Monsieur le garde des Sceaux,

Nous avons appris hier avec stupéfaction que votre directeur de cabinet et deux de vos conseillers avaient reçu la veille au soir, longuement, des représentants de l’Union syndicale des magistrats au sujet du projet de loi « sur la participation des citoyens au fonctionnement de la justice pénale et le jugement des mineurs ».

Cette conception unilatérale et discriminatoire de la « concertation » est injustifiable.

Certes, il semble que l’USM ait insisté pour obtenir cet entretien in extremis dans le but de recueillir et de diffuser en exclusivité des informations sur le contenu du texte.

Nous vous épargnerons le rappel du nombre de fois où nous avons essuyé des refus d’audience sur des sujets dont nous avions saisi votre directeur de cabinet, déjà en fonction auprès de votre prédécesseur.

Quoi qu’il en soit, à partir du moment où un rendez-vous était accordé à l’USM sur ce projet qui constitue manifestement une priorité pour votre ministère, il était indispensable que votre cabinet propose également aux deux autres organisations syndicales représentatives des magistrats de les recevoir dans les mêmes conditions.

En omettant sciemment de le faire, il a fait preuve d’une partialité inexcusable.

Mais peut-être le départ de l’USM de la coordination réunissant les organisations de professionnels de la justice et sa participation annoncée au fameux groupe de travail constitué après l’affaire de Pornic méritaient-ils, dans l’esprit de M. Mollins, une gratification symbolique...

Plus généralement, nous dénonçons depuis longtemps l’absence totale de concertation dans l’élaboration des projets de lois au ministère de la justice.

S’agissant du texte que vous avez présenté hier en conseil des ministres, la méthode est emblématique. Le bureau national du Syndicat de la magistrature a été reçu une heure le 16 décembre 2010 par un conseiller de votre cabinet qui était dans l’incapacité totale de tracer la moindre perspective sur son contenu.

Depuis lors, nous n’avons plus été sollicités à aucun stade de l’élaboration ou de la finalisation de ce projet de loi...

Hier, nous avons dû insister auprès de votre cabinet pour que le texte définitif soit communiqué aux trois organisations syndicales de magistrats et ce, alors même que les médias se faisaient largement l’écho de ses principales dispositions depuis quelques jours.

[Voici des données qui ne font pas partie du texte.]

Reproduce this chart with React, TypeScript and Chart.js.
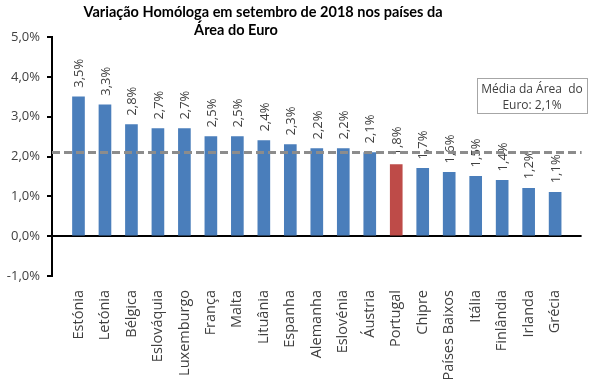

Nous ne sommes pas dupes du subterfuge que constitue la création incessante de groupes de travail sur des thématiques diverses auxquels les syndicats sont invités, tandis que l’essentiel – et notamment les projets de lois - se discute en d’autres instances dont ils sont systématiquement exclus.

Le Syndicat de la magistrature s’élève solennellement contre la conception aberrante de la concertation qui prévaut au sein de votre ministère.
Afin que nos collègues en soient parfaitement informés et qu’ils puissent mesurer le traitement réservé à certaines organisations syndicales, nous leur diffusons le présent courrier.

Nous vous prions d’agréer, Monsieur le ministre, l’expression de notre détermination respectueuse.